My youngest son will turn twenty one tomorrow. This is a hat tip to Jordan, aka "Mr. Schau" of Mr. Schau.com. He is my webmaster and also the host of a site known as "PureNeeds.com". He is most certainly a rising "bon vivant". He leaves today for Las Vegas and then after he drops his bags at Columbia in New York, where he will be Junior in the Engineering Program at SEAS, he will meet his sister in Nice, France for a quick vacation abroad on Tuesday.

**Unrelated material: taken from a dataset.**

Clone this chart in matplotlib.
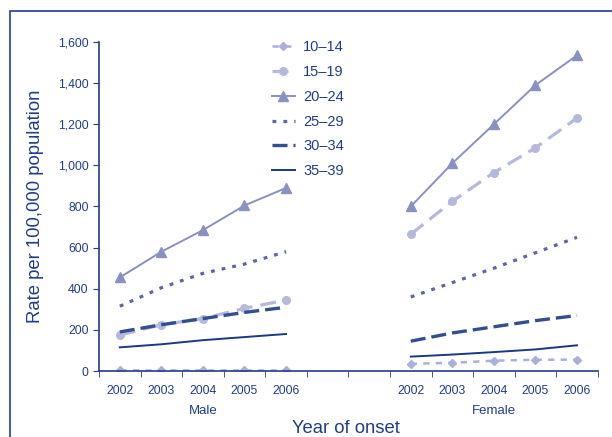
import matplotlib
matplotlib.use("Agg")
import matplotlib.pyplot as plt
from matplotlib.patches import Rectangle
from matplotlib.ticker import FuncFormatter

plt.rcParams['font.family'] = ['Liberation Sans', 'DejaVu Sans']

years = ['2002', '2003', '2004', '2005', '2006']
groups = ['Male', 'Female']
age_groups = ['10\u201314', '15\u201319', '20\u201324', '25\u201329', '30\u201334', '35\u201339']

male = {
    '10\u201314': [5, 5, 5, 5, 5],
    '15\u201319': [175, 225, 255, 305, 345],
    '20\u201324': [455, 580, 685, 805, 890],
    '25\u201329': [315, 405, 475, 520, 580],
    '30\u201334': [190, 225, 255, 285, 310],
    '35\u201339': [115, 130, 150, 165, 180],
}
female = {
    '10\u201314': [35, 40, 50, 55, 55],
    '15\u201319': [665, 825, 965, 1085, 1230],
    '20\u201324': [800, 1010, 1200, 1390, 1535],
    '25\u201329': [360, 430, 500, 575, 650],
    '30\u201334': [145, 185, 215, 245, 270],
    '35\u201339': [70, 80, 92, 105, 125],
}

navy = '#1f3d8c'
styles = {
    '10\u201314': dict(color='#aab0d8', lw=1.8, dashes=(2.5, 2.5), marker='D', ms=4.5),
    '15\u201319': dict(color='#b5b9dd', lw=2.3, dashes=(5, 2.5), marker='o', ms=5.5),
    '20\u201324': dict(color='#8890c4', lw=1.4, marker='^', ms=6.5),
    '25\u201329': dict(color='#5a66a8', lw=2.3, dashes=(1.2, 2.2)),
    '30\u201334': dict(color='#344e92', lw=2.4, dashes=(4.5, 1.8)),
    '35\u201339': dict(color='#1a3886', lw=1.4),
}

male_x = list(range(0, 5))
female_x = list(range(7, 12))

fig = plt.figure(figsize=(6.12, 4.37), dpi=100)
ax = fig.add_axes([0.1618, 0.151, 0.815, 0.753])

for age in age_groups:
    st = styles[age]
    ax.plot(male_x, male[age], label=age, **st)
    ax.plot(female_x, female[age], **st)

ax.set_ylim(0, 1600)
ax.set_xlim(-0.5, 11.5)
ax.set_yticks(range(0, 1601, 200))
ax.yaxis.set_major_formatter(FuncFormatter(lambda v, p: f'{int(v):,}'))

ax.set_xticks(male_x + female_x)
ax.set_xticklabels(years + years)
ax.set_xticks([i + 0.5 for i in range(-1, 12)], minor=True)
ax.tick_params(axis='x', which='major', length=0, pad=10)
ax.tick_params(axis='x', which='minor', length=4, direction='out', color=navy)
ax.tick_params(axis='y', length=4, color=navy)
ax.tick_params(labelsize=8.8, labelcolor=navy)

for s in ['top', 'right']:
    ax.spines[s].set_visible(False)
for s in ['left', 'bottom']:
    ax.spines[s].set_color(navy)
    ax.spines[s].set_linewidth(1.2)

ax.text(2, -0.12, groups[0], transform=ax.get_xaxis_transform(), ha='center', va='center',
        fontsize=9.5, color=navy)
ax.text(9, -0.12, groups[1], transform=ax.get_xaxis_transform(), ha='center', va='center',
        fontsize=9.5, color=navy)
ax.set_ylabel('Rate per 100,000 population', fontsize=13.3, color=navy, labelpad=10)
fig.text(0.565, 0.02, 'Year of onset', ha='center', va='center', fontsize=13.3, color=navy)

leg = ax.legend(loc='upper left', bbox_to_anchor=(0.32, 1.045), frameon=False, fontsize=10.5,
                labelspacing=0.74, handlelength=1.6, handletextpad=0.55, numpoints=1)
for t in leg.get_texts():
    t.set_color(navy)

fig.patches.append(Rectangle((10 / 612, -0.1), 1.0, (437 - 11) / 437 + 0.1,
                             transform=fig.transFigure, fill=False, edgecolor=navy, lw=1.2))

fig.savefig('out.png', dpi=100)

But this entry is not about Jordan, but about the two mediations over which I presided this week. Without revealing any confidential information, the first was the wrongful termination of a young, Hispanic kitchen worker and the second was a contract issue by a well known celebrity. Both cases were resolved, with hugely different results monetarily, but with a single commonality. Each of these men brought their legal claims because they were disrespected in the workplace and the only means to attain the respect to which each knew instinctively they were entitled was to seek legal redress. The kitchen worker was not represented by counsel, but the celebrity could also not get his point across without legal representation. In the end, once I was able to acknowledge and confirm their positions and contributions to the Companies to which they had dedicated years of work, the money part was easily resolved. The Companies they sued were not able or willing to acknowledge or value those contributions without engaging a mediator who could evaluate them with a degree of neutrality. I would conclude it was also a degree of humanity--which often times a corporate culture doesn't bring to the table.

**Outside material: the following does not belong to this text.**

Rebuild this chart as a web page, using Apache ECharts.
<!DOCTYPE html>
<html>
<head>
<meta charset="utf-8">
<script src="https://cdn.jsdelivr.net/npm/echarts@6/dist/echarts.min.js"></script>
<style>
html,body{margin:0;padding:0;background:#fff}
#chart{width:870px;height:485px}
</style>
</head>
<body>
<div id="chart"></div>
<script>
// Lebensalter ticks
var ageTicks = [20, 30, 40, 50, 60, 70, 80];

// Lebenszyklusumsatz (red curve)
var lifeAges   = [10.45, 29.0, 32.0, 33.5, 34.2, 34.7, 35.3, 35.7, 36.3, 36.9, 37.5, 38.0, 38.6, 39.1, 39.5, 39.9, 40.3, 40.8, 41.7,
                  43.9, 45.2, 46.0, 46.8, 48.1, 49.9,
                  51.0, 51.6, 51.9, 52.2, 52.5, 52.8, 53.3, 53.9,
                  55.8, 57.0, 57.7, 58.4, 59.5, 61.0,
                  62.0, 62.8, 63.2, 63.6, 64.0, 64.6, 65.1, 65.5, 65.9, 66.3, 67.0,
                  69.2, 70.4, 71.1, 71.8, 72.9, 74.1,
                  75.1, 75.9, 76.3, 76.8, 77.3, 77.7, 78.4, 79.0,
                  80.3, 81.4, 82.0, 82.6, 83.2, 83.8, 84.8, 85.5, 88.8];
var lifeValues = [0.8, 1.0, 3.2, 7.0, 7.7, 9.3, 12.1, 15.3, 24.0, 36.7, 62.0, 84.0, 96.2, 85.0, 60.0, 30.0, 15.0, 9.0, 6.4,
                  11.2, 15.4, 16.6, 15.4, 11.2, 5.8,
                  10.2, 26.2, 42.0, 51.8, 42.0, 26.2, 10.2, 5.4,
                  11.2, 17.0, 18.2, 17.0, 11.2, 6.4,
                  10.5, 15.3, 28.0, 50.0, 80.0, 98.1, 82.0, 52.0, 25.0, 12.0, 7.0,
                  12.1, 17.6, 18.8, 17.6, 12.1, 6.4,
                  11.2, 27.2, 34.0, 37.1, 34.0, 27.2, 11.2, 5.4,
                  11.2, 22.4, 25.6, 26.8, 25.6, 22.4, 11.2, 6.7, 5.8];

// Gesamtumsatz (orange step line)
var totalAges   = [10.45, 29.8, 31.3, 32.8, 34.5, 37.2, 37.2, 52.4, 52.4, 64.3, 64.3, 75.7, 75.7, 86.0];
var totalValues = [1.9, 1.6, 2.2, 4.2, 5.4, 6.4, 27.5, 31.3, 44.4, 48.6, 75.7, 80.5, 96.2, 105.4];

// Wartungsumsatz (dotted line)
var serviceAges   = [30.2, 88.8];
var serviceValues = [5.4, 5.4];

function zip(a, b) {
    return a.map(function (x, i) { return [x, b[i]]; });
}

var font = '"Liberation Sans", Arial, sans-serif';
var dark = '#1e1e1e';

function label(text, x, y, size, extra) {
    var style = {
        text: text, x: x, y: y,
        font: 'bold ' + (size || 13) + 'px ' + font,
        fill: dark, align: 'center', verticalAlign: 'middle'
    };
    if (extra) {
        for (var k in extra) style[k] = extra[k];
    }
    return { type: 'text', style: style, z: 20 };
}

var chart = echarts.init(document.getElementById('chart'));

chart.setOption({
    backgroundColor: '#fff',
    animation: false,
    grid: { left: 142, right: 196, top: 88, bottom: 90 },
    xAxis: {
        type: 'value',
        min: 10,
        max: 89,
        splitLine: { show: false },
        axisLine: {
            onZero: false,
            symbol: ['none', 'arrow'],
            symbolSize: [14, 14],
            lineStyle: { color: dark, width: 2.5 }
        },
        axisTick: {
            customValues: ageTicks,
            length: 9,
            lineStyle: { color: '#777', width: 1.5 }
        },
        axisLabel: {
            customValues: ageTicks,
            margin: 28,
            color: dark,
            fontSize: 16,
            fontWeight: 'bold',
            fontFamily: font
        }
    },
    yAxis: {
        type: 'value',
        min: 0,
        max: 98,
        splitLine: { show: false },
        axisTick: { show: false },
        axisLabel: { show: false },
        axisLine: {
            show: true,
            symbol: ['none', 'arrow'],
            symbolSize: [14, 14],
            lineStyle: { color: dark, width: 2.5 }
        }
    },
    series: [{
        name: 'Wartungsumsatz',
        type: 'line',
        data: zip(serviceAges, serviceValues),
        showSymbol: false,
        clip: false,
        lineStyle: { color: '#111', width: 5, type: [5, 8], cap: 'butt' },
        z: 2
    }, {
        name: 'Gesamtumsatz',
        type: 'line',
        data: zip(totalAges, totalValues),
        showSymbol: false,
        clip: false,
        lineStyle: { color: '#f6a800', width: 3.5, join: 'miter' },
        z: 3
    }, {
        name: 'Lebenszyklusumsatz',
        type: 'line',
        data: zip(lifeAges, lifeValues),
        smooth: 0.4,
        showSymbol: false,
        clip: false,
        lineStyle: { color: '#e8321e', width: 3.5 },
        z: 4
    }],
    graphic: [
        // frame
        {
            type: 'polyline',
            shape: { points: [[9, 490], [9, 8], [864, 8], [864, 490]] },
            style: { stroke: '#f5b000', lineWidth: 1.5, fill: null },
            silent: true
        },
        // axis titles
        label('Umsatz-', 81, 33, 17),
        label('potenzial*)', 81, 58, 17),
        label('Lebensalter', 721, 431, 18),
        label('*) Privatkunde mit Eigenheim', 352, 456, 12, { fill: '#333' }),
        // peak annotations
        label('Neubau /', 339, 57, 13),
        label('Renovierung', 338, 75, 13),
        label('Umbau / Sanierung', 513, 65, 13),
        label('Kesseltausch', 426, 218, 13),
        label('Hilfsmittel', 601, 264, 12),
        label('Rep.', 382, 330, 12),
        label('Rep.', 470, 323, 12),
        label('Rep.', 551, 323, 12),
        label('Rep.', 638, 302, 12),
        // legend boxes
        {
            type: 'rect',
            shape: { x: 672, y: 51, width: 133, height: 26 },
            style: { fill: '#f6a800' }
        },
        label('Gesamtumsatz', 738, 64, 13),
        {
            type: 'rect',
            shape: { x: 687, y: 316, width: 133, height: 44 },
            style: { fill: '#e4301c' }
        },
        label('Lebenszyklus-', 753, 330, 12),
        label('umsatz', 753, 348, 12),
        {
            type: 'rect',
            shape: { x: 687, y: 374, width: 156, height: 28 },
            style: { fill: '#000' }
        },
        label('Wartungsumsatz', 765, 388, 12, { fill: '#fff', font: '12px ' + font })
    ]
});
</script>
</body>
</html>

So here's to you, Jordan, and to all good men: may you always act with integrity, work with intelligence and humanity to others and earn the respect of others and to acknowledge the contribution of your friends and colleagues.

Friday, August 14, 2009

Mediating Civil Rights Issues


I was struck by the latest bipartisan efforts at mediating civil rights. Yes, it's true, apparently Rev. Al Sharpton and Former Congressman Newt Gingrich are on a road trip promoting equal education in America! Bravo! I'm currently reading an excellent novel, "The Help" by Kathryn Stockett, which addresses civil rights in Mississippi. The shocking part of the story is not the tender discussion of disparities between the Southern White families and their African-American maids, but rather how recent this disparity existed! The story reads as though it's another century, but takes place in the 1960's. It's a story of a White woman writing the "stories" of a dozen maids about their experiences working for White families: they raise their children, nurse them when they are elderly and all the while attempt to maintain their own lives and families on limited income and unequal liberties and opportunities. Now, nearly 50 years later, the news in America is indicating the government is relying upon a partnership of Sharpton and Gingrich to bring this conversation forward once again with respect to education. It's shocking, and yet, so compelling. Partnerships, alliances, dialogue is the only way change can be meaningfully made. Bravo to Kathryn Shockett for taking on this raw conversation, and kudos to Sharpton and Gingrich for continuing the dialogue towards a better future for our kids--all of them!